In a normal democratic society a free press helps to bolster rights such as free speech, freedom of expression, free assembly, free thinking. With these rights comes the freedom to organise political parties, trades unions, women, community and other people centred organisations.
Around these organisations other liberties exist; the right to justice, equality and human rights. Assembled together the society these elements create when functioning to their maximum potential is both pluralist and democratic.
In the six counties, as a result of partition, many of these freedoms do not function to their maximum potential. Indeed many of them operate under the constraints arising from the conflict over the past 40 years and more; constraints sourced in the British government's political and military approach to the conflict.
Although a lot of progress has been made over the last decade of the peace process to create new democratic structures set in an all-island framework to replace those in the six counties, which maintained and perpetuated an undemocratic entity, there is still quite a journey to travel to destination democracy.
Indeed in my view a fully fledged, unfettered democracy can only exist in a united Ireland. Until that point has been reached democrats will be incrementally adding to the institutions of the Good Friday Agreement as we move through this transition period.
For example political, economic and cultural inequality still exists. The treatment by the British government of the Irish language bill is only one recent example of ongoing cultural discrimination.
Although the potential is there for a transparent, accountable, civic police service there are those in the PSNI from the old order – the RUC – holding back progress and they are not motivated solely by their own personal agenda. Constant vigilance is required to keep the securocrats at bay.

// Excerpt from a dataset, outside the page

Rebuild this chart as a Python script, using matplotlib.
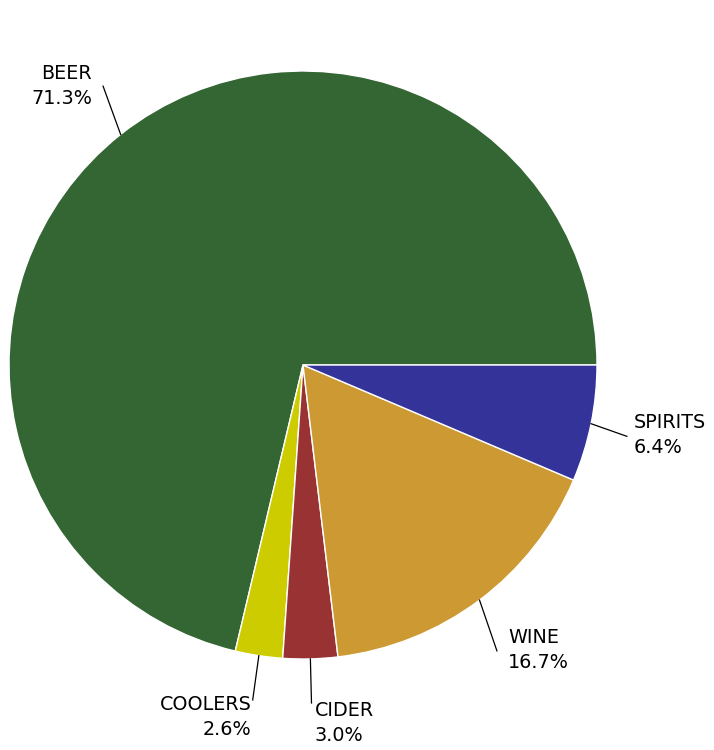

Despite the huge, unforeseen and welcome political changes that have taken place in the past month the old order and the old way of thinking are also to be found in sections of the media.
This has been most noticeable although not exclusively so in the commentary provided by the BBC especially in their flagship programmes Hearts and Minds and Let's Talk.
Some of the print media also reflects analysis by journalists which suggests they are locked into old battles and prejudices and have not caught up with the new circumstances and mood created by the agreement between Sinn Féin and the DUP.
And while the public have the ultimate sanction over these journalists by simply refusing to buy their paper the same approach does not apply to the BBC.
Other media outlets might aspire to be objective and claim they are. The BBC has to prove it is because it is funded by the licence-paying public.
In theory BBC journalists do not have the same freedom to peddle their personal views.
There is a public expectation that BBC journalists will be objective and their comments broadly reflect the mood of the licence-paying public.
The licence-paying public overwhelmingly voted for an administration led by the DUP and Sinn Féin.
Yet over the past month BBC journalists have harried Sinn Féin and DUP politicians with questions which are negative, which instil pessimism and could undermine the public's hopeful mood.
The Gerry Adams-Ian Paisley press conference is viewed as an historical departure point; one of the most important breakthroughs since partition, paving the way for republicans and unionists to work together to peacefully resolve problems: a truly inspirational moment.
But not for one BBC journalist who a few days later, amid the euphoria and optimism, asked Gerry Adams about the future existence of the IRA's army council!
His question brought a swift and uncharacteristic put-down when Gerry Adams described it as "stupid".
Other stupid assertions followed with Sinn Féin and DUP politicians being accused by BBC journalists of selling out – on the one hand administering British rule or on the other being willingly on the road to a united Ireland.
On whose behalf are these questions being asked – the journalist or the public? What contribution are they making to the emerging new society on this island?
Press freedom and responsibility go hand in hand. We need a bit more responsibility from the BBC.